-- Provided material start --

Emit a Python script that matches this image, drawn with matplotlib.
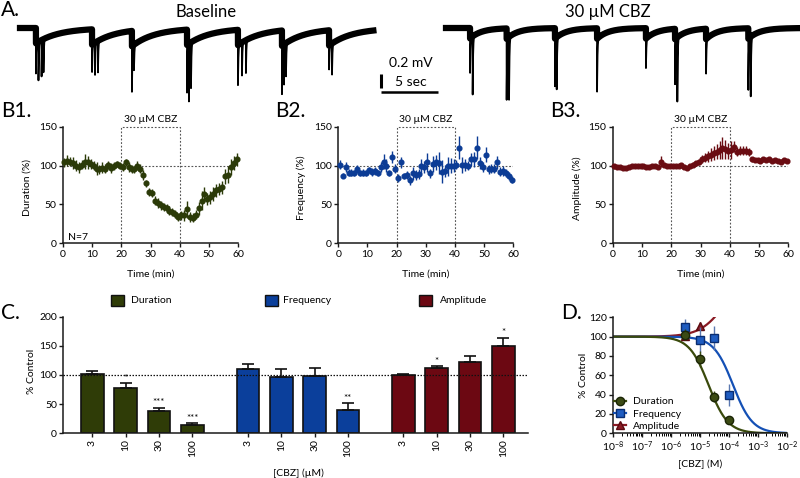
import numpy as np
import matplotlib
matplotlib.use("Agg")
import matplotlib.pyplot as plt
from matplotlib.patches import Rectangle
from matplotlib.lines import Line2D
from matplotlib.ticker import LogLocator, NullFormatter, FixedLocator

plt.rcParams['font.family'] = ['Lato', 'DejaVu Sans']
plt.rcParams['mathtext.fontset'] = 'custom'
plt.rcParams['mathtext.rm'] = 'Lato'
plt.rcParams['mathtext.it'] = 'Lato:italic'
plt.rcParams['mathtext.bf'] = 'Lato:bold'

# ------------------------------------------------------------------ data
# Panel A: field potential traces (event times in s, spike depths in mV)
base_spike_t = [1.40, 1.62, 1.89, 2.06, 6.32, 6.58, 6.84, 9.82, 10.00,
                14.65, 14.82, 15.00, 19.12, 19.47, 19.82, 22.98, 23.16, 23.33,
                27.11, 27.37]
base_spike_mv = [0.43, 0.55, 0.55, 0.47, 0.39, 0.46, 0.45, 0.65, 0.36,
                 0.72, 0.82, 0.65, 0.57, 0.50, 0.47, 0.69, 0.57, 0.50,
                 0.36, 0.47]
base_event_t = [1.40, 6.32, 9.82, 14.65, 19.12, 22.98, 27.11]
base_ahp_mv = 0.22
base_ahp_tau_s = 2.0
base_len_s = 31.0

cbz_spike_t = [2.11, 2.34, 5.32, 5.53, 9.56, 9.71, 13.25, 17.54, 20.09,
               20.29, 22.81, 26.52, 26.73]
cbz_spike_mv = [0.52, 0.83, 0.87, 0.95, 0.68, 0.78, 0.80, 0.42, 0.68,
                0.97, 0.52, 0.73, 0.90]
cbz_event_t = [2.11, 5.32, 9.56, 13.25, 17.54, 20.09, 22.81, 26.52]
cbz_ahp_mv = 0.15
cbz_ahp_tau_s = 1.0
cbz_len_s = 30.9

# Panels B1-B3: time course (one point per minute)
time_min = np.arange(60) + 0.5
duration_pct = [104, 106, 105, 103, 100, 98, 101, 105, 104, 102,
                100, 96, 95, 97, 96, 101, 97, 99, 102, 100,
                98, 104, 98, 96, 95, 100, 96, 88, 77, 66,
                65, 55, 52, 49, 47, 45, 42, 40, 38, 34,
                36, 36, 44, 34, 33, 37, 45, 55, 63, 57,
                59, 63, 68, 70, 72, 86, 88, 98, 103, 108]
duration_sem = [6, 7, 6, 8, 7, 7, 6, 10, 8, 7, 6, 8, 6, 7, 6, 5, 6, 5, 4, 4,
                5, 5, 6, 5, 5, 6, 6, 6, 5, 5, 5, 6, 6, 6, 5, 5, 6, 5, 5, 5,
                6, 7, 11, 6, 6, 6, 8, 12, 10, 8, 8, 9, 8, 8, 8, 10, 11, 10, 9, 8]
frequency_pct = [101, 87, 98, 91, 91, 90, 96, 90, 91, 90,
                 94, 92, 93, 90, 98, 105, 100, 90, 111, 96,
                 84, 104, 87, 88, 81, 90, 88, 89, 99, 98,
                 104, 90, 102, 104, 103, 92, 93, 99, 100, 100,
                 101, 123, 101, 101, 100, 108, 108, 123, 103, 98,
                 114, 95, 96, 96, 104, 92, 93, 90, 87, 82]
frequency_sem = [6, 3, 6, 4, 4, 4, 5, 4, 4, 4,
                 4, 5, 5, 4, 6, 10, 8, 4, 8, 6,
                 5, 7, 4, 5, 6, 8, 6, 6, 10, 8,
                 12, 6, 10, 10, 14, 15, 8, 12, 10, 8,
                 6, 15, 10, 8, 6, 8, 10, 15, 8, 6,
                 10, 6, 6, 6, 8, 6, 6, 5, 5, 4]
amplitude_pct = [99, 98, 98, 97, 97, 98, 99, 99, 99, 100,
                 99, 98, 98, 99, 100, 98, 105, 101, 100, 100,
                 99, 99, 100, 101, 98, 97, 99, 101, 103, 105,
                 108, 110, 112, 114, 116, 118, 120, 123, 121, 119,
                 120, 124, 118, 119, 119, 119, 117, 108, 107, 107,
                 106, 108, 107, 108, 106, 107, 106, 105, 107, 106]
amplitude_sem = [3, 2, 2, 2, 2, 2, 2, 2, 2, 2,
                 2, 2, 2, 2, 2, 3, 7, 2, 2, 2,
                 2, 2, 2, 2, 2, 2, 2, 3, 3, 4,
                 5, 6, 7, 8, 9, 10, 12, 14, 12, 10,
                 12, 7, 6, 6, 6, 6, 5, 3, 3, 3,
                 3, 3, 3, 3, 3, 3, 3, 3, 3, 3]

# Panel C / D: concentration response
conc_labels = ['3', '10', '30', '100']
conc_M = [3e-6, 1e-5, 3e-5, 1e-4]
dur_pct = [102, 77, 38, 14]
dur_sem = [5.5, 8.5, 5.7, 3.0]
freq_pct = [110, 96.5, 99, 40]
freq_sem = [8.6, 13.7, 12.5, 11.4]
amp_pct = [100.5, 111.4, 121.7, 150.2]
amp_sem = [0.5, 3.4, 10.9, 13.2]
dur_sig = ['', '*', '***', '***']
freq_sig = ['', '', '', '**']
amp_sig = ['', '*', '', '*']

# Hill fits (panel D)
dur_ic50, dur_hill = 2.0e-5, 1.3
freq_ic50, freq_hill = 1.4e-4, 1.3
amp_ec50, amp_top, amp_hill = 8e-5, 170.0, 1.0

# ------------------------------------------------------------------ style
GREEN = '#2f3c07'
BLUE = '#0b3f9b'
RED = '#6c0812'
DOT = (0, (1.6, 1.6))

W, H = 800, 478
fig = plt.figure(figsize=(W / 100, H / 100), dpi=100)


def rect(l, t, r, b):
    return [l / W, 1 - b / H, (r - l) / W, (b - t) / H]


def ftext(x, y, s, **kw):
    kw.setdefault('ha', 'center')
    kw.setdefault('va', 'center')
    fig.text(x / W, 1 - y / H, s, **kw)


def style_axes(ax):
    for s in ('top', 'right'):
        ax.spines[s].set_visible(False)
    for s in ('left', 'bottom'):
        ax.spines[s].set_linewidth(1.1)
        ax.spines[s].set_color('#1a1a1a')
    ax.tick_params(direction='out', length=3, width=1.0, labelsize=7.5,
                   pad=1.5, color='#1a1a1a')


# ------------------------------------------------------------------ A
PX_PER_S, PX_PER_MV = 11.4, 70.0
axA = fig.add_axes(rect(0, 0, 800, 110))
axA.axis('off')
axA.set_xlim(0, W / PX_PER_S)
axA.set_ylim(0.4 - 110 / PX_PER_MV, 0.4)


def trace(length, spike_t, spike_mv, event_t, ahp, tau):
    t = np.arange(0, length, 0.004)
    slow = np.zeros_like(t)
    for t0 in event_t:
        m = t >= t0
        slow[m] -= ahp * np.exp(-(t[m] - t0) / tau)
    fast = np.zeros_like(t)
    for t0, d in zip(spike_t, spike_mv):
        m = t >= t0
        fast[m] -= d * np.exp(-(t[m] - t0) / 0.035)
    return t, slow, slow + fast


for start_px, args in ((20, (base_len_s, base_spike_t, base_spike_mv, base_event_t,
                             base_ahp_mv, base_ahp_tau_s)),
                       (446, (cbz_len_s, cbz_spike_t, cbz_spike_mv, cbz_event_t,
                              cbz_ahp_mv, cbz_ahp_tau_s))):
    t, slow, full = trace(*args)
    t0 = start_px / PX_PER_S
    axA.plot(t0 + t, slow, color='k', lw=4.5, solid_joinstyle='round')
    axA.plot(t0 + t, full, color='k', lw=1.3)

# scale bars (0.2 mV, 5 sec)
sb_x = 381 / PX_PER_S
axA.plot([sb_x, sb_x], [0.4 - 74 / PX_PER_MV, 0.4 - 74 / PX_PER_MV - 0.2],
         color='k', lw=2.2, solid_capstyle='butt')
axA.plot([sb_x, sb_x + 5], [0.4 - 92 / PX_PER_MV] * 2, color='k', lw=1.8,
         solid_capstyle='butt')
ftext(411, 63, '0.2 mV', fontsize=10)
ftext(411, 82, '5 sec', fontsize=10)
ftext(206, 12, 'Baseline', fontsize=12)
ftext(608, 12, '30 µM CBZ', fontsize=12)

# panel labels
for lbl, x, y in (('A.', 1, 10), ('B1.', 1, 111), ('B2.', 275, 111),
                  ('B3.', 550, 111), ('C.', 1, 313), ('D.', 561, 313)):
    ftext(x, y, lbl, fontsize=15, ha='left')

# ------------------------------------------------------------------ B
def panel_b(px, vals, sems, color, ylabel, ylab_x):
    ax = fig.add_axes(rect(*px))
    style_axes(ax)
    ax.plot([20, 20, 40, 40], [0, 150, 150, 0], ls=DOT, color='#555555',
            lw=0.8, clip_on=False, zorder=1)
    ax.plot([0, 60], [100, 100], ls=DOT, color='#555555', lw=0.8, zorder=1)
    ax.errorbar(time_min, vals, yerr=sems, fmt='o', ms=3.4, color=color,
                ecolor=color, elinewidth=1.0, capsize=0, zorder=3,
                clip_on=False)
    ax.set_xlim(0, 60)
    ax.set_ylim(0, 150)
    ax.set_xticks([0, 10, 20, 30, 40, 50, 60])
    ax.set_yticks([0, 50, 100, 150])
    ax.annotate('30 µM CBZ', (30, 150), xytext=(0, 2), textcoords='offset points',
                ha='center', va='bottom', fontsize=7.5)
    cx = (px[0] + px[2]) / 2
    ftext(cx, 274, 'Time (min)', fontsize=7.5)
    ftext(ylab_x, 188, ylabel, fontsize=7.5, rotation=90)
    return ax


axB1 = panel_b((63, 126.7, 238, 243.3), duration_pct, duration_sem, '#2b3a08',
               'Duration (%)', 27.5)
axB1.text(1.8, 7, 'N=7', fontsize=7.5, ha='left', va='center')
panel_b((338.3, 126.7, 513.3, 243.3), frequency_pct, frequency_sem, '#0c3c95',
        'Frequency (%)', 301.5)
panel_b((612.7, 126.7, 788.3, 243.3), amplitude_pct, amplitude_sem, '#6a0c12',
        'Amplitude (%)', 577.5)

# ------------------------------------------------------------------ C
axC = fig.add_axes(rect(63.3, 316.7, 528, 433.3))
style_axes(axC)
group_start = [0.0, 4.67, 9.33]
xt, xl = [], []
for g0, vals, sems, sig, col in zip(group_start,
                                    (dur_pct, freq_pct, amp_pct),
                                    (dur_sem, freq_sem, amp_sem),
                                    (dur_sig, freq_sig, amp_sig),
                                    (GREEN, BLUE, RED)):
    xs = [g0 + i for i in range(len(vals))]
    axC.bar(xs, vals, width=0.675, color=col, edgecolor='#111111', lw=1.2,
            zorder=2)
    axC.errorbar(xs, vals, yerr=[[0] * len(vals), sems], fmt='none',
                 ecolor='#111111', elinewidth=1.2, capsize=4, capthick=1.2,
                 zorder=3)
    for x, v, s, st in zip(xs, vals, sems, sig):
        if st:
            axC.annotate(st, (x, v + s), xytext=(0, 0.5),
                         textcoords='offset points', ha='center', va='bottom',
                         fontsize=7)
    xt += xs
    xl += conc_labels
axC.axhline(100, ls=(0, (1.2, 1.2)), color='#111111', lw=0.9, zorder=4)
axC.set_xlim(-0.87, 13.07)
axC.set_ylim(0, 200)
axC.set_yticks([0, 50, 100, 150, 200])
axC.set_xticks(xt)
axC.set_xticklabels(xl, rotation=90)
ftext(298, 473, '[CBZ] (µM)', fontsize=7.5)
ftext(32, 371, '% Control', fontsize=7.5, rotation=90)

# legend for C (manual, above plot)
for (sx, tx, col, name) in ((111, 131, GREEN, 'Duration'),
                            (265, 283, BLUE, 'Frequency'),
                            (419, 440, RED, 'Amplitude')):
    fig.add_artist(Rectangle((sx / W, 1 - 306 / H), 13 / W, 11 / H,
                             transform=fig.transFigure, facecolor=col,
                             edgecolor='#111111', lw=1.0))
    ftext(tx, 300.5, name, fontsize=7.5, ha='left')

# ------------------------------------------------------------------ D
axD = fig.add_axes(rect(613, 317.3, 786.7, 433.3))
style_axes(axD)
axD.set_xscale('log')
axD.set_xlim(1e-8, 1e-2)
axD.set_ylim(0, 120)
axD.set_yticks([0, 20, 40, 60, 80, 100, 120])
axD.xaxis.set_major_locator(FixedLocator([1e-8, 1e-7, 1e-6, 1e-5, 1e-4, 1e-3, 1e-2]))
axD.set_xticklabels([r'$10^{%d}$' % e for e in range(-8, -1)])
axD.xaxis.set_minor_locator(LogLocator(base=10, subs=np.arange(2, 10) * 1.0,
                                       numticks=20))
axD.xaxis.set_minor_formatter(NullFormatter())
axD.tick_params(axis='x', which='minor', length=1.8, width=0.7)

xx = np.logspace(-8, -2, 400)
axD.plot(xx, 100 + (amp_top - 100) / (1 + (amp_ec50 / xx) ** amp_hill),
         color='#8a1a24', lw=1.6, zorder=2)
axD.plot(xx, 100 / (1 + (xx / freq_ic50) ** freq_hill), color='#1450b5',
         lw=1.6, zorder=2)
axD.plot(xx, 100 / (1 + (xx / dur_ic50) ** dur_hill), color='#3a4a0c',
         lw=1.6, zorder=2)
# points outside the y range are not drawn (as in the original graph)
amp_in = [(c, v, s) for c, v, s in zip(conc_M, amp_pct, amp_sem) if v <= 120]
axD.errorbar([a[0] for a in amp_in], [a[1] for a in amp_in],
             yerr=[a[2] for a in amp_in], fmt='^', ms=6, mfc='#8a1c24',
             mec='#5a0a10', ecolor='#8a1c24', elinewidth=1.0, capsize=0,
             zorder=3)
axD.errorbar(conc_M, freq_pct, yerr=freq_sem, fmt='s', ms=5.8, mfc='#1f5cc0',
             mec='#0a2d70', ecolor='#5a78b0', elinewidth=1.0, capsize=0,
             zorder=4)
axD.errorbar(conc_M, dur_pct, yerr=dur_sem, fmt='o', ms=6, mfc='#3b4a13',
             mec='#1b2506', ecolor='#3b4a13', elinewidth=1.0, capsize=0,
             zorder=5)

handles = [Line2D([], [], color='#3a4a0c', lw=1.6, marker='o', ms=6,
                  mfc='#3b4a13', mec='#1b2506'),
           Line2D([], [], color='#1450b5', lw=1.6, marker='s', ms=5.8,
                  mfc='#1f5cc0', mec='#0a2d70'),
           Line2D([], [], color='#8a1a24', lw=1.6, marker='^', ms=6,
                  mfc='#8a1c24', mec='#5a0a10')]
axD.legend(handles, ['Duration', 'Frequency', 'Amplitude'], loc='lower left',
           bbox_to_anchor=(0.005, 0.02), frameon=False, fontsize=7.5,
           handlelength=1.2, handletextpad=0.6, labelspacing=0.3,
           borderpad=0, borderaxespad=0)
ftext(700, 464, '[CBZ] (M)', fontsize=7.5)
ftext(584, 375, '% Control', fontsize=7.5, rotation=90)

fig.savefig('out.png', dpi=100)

-- Provided material end --

▶ _Goal_: How many of the lines above include the word "matplotlib"? Respond with the number alone.

▶ _Answer for the task_: 7